One of the more anticipated titles in this year’s AFI fest was Mother (Madeo), subject of excited word of mouth from Cannes, Toronto and Karlovy Vary, and the fourth film from South Korean writer-director Bong Joon-ho (The Host). Its opening, with an old woman walking slowly through then dancing in a field, has little to do with what follows, but does introduce the film’s gentle semi-absurdist sense of humour and the captivating presence of Kim Hya-ja. Her performance is central to the movie, as the title suggests, and she is mesmerizing without a jot of overplaying or sympathy-begging, in her search for the perpetrator of the crime for which her slow-witted son has been lazily convicted (Won Bin, also excellent).

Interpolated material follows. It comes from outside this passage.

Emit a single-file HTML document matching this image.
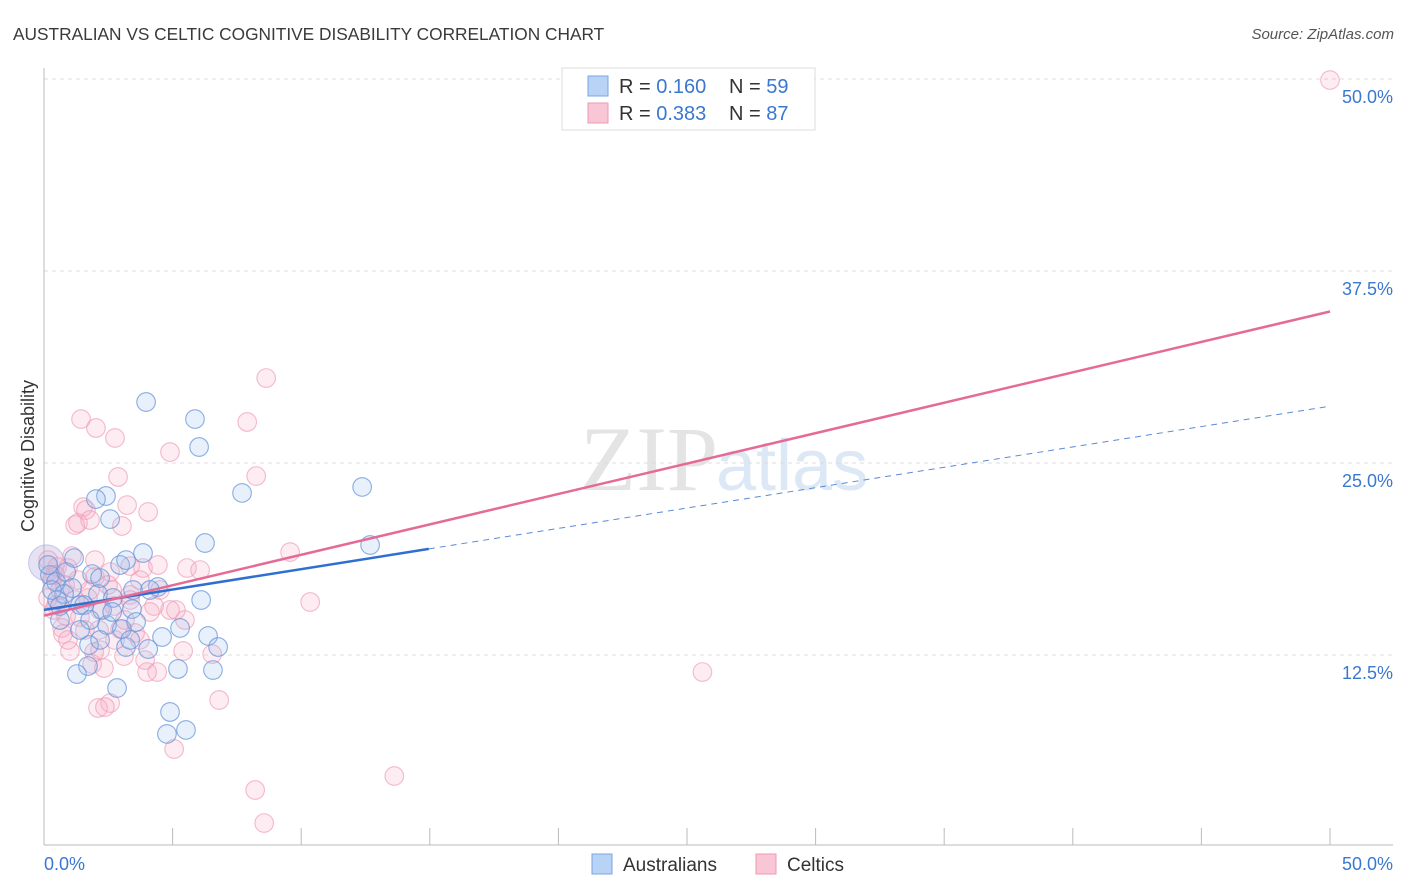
<!DOCTYPE html>
<html><head><meta charset="utf-8">
<style>
body{margin:0;background:#fff;font-family:"Liberation Sans",sans-serif;}
#wrap{position:relative;width:1406px;height:892px;overflow:hidden;}
</style></head>
<body>
<div id="wrap">
<svg id="svg" width="1406" height="892" xmlns="http://www.w3.org/2000/svg">
<text x="13" y="40" font-size="17.3" fill="#3a3a3a">AUSTRALIAN VS CELTIC COGNITIVE DISABILITY CORRELATION CHART</text>
<text x="1394" y="39" font-size="15" fill="#555" font-style="italic" text-anchor="end">Source: ZipAtlas.com</text>
<text x="718" y="490" font-size="92" fill="#e4e4e4" text-anchor="end" font-family="Liberation Serif">ZIP</text>
<text x="716" y="490" font-size="72" fill="#dce8f6">atlas</text>
<g id="grid"></g>
<g id="pts"></g>
<g id="lines"></g>
<text transform="translate(34,456) rotate(-90)" font-size="18" fill="#333" text-anchor="middle">Cognitive Disability</text>
<g>
<rect x="562" y="68" width="253" height="62" fill="#fff" stroke="#ddd"/>
<rect x="588" y="76" width="20" height="20" fill="#b8d3f5" stroke="#7aa6e0"/>
<text x="619" y="93" font-size="20" fill="#333">R = <tspan fill="#3a78d0">0.160</tspan></text>
<text x="729" y="93" font-size="20" fill="#333">N = <tspan fill="#3a78d0">59</tspan></text>
<rect x="588" y="103" width="20" height="20" fill="#f8c6d5" stroke="#ee9ab5"/>
<text x="619" y="120" font-size="20" fill="#333">R = <tspan fill="#3a78d0">0.383</tspan></text>
<text x="729" y="120" font-size="20" fill="#333">N = <tspan fill="#3a78d0">87</tspan></text>
</g>
<g>
<rect x="592" y="854" width="20" height="20" fill="#b8d3f5" stroke="#7aa6e0"/>
<text x="623" y="871" font-size="19" fill="#333">Australians</text>
<rect x="756" y="854" width="20" height="20" fill="#f8c6d5" stroke="#ee9ab5"/>
<text x="787" y="871" font-size="19" fill="#333">Celtics</text>
</g>
</svg>
</div>
<script>
const yTicks=[12.5,25,37.5,50];
const yTickLabels=["12.5%","25.0%","37.5%","50.0%"];
const xTickLabels=["0.0%","50.0%"];
const blueX=[3.97,5.87,6.03,7.70,12.37,2.41,2.02,2.57,6.26,12.68,3.85,2.96,1.87,4.43,3.46,6.11,2.10,2.68,3.42,2.26,1.40,0.62,3.58,2.45,3.03,5.29,6.38,4.59,6.77,4.05,3.19,1.75,5.21,6.57,1.71,1.28,2.84,4.90,4.78,5.52,0.23,0.47,0.86,1.09,0.78,1.56,2.18,4.12,3.19,1.17,1.79,2.65,1.40,0.51,0.16,0.31,0.62,3.35,2.18];
const blueY=[28.97,27.86,26.04,23.05,23.44,22.85,22.65,21.35,19.79,19.66,19.14,18.36,17.77,16.93,16.73,16.08,16.47,16.21,15.49,15.43,15.75,15.69,14.65,14.45,14.19,14.26,13.74,13.67,13.02,12.89,13.02,13.15,11.59,11.52,11.78,11.26,10.35,8.79,7.36,7.62,17.71,17.25,17.90,16.86,16.47,15.75,17.51,16.73,18.68,18.81,14.78,15.30,14.13,16.08,18.36,16.73,14.78,13.48,13.48];
const pinkX=[50.0,8.64,1.44,2.02,2.76,4.90,7.90,8.25,2.88,1.52,1.63,1.79,1.21,1.32,3.23,4.05,3.03,9.57,1.09,5.56,1.98,2.57,3.35,3.85,0.51,0.93,0.16,0.31,4.51,3.35,2.72,5.13,4.90,4.28,4.12,10.35,0.86,1.40,0.70,2.14,2.96,3.54,1.01,1.95,3.11,5.41,6.54,3.93,1.87,2.33,4.40,4.01,25.60,6.81,2.57,2.10,2.37,5.06,13.62,8.21,8.56,0.74,0.47,1.71,2.18,3.73,4.43,6.07,5.48,0.62,0.16,1.21,0.39,2.65,3.35,0.93,2.18,1.59,3.15,3.73,1.79,2.76,0.43,0.82,1.32,1.98,2.49];
const pinkY=[49.93,30.53,27.86,27.28,26.63,25.71,27.67,24.15,24.09,22.13,21.94,21.29,20.96,21.09,22.26,21.81,20.90,19.20,18.94,18.16,17.58,17.90,18.29,18.16,18.23,18.16,18.68,17.38,16.73,16.41,15.69,15.43,15.43,15.69,15.30,15.95,15.04,14.97,14.26,14.13,14.19,13.93,12.76,12.69,12.43,12.76,12.56,12.17,11.91,11.65,11.39,11.39,11.39,9.57,9.37,9.05,9.11,6.38,4.62,3.71,1.56,13.87,15.75,16.21,15.43,17.38,18.36,18.03,14.78,16.73,16.21,16.08,15.43,16.73,16.08,13.48,12.82,14.13,14.78,13.48,16.73,13.48,17.71,17.06,17.38,18.68,17.06];
const NS="http://www.w3.org/2000/svg";
const X0=44,X1=1330,Y0=847,PPY=192/12.5;
const sx=v=>X0+(v/50)*(X1-X0);
const sy=v=>Y0-v*PPY;
function mk(tag,attrs,parent){const e=document.createElementNS(NS,tag);for(const k in attrs)e.setAttribute(k,attrs[k]);parent.appendChild(e);return e;}
const svg=document.getElementById('svg'),grid=document.getElementById('grid'),pts=document.getElementById('pts'),lines=document.getElementById('lines');
yTicks.forEach((t,i)=>{
 const l=mk('line',{x1:44,x2:1393,y1:sy(t),y2:sy(t),stroke:'#ddd','stroke-dasharray':'4,4'},grid);
 
 
 const tx=mk('text',{x:1393,y:sy(t)+24,'font-size':18,fill:'#3a78d0','text-anchor':'end'},grid);
 tx.textContent=yTickLabels[i];
 
 
});
const ax=mk('line',{x1:44,x2:44,y1:68,y2:845,stroke:'#bbb'},grid);


const bx=mk('line',{x1:44,x2:1393,y1:845,y2:845,stroke:'#bbb'},grid);


for(let i=0;i<=10;i++){const v=i*5;const t=mk('line',{x1:sx(v),x2:sx(v),y1:828,y2:845,stroke:'#bbb'},grid);
 
 }
[[0,'start',44],[50,'end',1393]].forEach((a,i)=>{const t=mk('text',{x:a[2],y:870,'font-size':18,fill:'#3a78d0','text-anchor':a[1]},grid);t.textContent=xTickLabels[i];
 
 });
function dots(X,Y,fill,stroke,name){X.forEach((x,i)=>{const c=mk('circle',{cx:sx(x),cy:sy(Y[i]),r:9.3,fill:fill,stroke:stroke,'stroke-width':1.1},pts);
 
 });}
const big=mk('circle',{cx:sx(0.1),cy:sy(18.5),r:18,fill:'rgba(170,160,215,0.3)',stroke:'rgba(160,150,215,0.5)'},pts);


dots(pinkX,pinkY,'rgba(246,170,195,0.22)','rgba(238,150,178,0.65)','celtics-point');
dots(blueX,blueY,'rgba(150,188,238,0.22)','rgba(100,148,218,0.75)','australians-point');
function reg(X,Y){const n=X.length;let mx=0,my=0;X.forEach((x,i)=>{mx+=x;my+=Y[i]});mx/=n;my/=n;let a=0,b=0;X.forEach((x,i)=>{a+=(x-mx)*(Y[i]-my);b+=(x-mx)*(x-mx)});const s=a/b;return [s,my-s*mx];}
const [bs,bi]=reg(blueX,blueY),[ps,pi]=reg(pinkX,pinkY);
const bmax=Math.max(...blueX)*1.18;
const l1=mk('line',{x1:sx(0),y1:sy(bi),x2:sx(bmax),y2:sy(bi+bs*bmax),stroke:'#2f6fd0','stroke-width':2.5},lines);


const l2=mk('line',{x1:sx(bmax),y1:sy(bi+bs*bmax),x2:sx(50),y2:sy(bi+bs*50),stroke:'#5a8ad8','stroke-width':1,'stroke-dasharray':'6,5'},lines);


const l3=mk('line',{x1:sx(0),y1:sy(pi),x2:sx(50),y2:sy(pi+ps*50),stroke:'#e66a96','stroke-width':2.5},lines);


</script>
</body></html>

Helped by superb photography from Hong Kyung-Pyo, Bong pulls off an impressive interweaving of comedy and tension; there are several excellent lip-biting sequences, and a fine and varied score (by Lee Byeong-woo) is of great help, and the film is shot through with a distinctly Lynchian lid-lifting on the seamy underbelly of small-town life, via a Chandlerian gallery of questionees/suspects.
More fundamental than the detective element, however, the characterisations and performances of the mother-son relationship incorporate a certain moral queasiness that builds to an uncomfortably complex head, and this lends unexpected weight to the film which even without it would be completely riveting – and entertaining – from start to finish.